> Written exercise
Write out, word for word, every line from the first one through the line that holds "const LEG_TITLE_H = 63;", and nothing else; skip the pictures.

> Information shown
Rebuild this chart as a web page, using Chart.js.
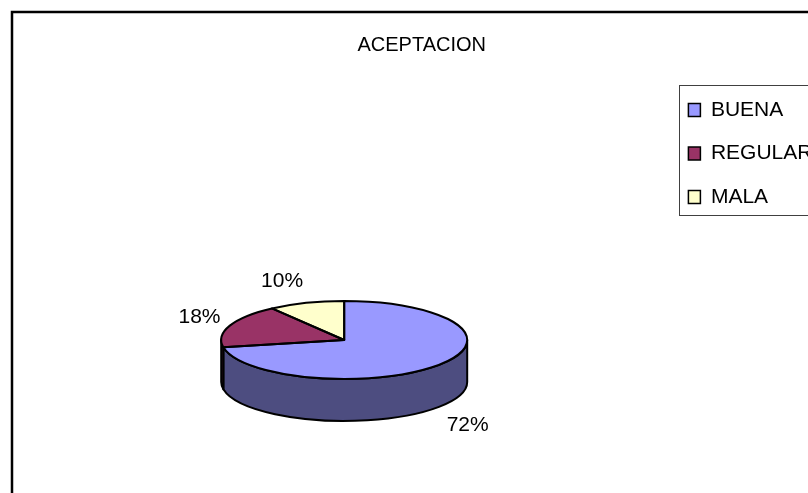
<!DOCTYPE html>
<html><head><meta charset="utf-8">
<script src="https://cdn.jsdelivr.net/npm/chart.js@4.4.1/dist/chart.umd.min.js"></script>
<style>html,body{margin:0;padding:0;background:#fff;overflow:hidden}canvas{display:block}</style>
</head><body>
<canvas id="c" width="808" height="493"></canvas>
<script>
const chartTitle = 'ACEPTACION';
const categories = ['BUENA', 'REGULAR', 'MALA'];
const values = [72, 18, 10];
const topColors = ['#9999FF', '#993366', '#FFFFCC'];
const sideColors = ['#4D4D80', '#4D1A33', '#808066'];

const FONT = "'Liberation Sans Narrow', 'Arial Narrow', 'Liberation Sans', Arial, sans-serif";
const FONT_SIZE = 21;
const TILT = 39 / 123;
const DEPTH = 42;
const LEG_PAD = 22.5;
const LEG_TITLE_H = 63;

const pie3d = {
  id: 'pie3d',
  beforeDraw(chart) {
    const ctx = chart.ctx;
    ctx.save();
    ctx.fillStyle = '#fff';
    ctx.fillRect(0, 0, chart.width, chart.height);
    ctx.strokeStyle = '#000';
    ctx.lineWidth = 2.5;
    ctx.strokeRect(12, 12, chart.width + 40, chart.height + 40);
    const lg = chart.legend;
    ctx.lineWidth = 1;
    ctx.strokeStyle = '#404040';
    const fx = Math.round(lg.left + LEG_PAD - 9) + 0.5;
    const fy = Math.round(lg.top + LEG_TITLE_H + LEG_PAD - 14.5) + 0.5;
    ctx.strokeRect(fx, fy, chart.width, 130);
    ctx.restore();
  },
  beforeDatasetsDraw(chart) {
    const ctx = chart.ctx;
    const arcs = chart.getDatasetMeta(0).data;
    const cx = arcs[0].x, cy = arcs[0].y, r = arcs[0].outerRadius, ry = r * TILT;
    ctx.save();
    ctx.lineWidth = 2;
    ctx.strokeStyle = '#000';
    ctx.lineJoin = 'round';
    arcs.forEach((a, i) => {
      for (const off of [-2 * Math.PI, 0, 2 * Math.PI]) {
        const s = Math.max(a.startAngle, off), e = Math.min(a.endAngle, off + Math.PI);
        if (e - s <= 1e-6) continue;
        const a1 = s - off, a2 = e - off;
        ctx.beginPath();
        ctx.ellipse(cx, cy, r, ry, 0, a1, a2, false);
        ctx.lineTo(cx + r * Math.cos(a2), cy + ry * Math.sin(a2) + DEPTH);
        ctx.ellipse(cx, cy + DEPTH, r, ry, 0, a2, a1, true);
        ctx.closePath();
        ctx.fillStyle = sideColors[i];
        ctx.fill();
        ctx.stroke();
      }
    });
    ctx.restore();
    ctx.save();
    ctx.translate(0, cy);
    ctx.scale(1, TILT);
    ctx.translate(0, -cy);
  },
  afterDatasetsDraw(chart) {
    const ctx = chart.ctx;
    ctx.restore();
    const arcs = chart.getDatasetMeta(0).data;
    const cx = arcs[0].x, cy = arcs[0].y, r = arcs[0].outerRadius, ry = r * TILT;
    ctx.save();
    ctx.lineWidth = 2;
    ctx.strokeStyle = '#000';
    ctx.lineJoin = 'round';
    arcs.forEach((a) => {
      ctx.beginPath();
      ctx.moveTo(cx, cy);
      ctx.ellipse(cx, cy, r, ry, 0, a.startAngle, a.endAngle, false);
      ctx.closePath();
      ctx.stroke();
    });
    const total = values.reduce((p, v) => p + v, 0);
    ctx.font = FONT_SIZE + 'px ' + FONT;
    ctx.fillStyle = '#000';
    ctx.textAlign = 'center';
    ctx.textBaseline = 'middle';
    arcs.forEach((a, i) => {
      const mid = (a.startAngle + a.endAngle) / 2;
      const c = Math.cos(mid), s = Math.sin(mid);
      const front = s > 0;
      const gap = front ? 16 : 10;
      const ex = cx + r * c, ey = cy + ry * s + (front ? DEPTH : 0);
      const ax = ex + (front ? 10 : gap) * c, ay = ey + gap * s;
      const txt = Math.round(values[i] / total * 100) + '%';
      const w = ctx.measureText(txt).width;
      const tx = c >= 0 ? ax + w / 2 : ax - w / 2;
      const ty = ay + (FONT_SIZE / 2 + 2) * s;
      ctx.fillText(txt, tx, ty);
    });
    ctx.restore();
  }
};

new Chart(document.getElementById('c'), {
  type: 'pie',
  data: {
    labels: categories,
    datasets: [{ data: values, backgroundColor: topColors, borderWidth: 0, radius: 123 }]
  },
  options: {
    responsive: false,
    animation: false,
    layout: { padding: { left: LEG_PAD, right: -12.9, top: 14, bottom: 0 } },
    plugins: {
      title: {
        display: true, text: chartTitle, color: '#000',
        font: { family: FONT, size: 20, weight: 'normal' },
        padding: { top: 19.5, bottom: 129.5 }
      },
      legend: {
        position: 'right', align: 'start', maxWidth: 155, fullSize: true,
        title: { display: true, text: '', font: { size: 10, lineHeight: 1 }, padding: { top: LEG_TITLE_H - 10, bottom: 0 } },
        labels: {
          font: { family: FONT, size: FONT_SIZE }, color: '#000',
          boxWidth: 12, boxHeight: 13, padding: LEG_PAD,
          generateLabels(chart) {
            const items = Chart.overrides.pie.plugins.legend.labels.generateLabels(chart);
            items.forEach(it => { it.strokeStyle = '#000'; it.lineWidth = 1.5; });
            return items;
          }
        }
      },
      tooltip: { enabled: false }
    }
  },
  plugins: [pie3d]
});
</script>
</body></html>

> Correct result
Rebuild this chart as a web page, using Chart.js.
<!DOCTYPE html>
<html><head><meta charset="utf-8">
<script src="https://cdn.jsdelivr.net/npm/chart.js@4.4.1/dist/chart.umd.min.js"></script>
<style>html,body{margin:0;padding:0;background:#fff;overflow:hidden}canvas{display:block}</style>
</head><body>
<canvas id="c" width="808" height="493"></canvas>
<script>
const chartTitle = 'ACEPTACION';
const categories = ['BUENA', 'REGULAR', 'MALA'];
const values = [72, 18, 10];
const topColors = ['#9999FF', '#993366', '#FFFFCC'];
const sideColors = ['#4D4D80', '#4D1A33', '#808066'];

const FONT = "'Liberation Sans Narrow', 'Arial Narrow', 'Liberation Sans', Arial, sans-serif";
const FONT_SIZE = 21;
const TILT = 39 / 123;
const DEPTH = 42;
const LEG_PAD = 22.5;
const LEG_TITLE_H = 63;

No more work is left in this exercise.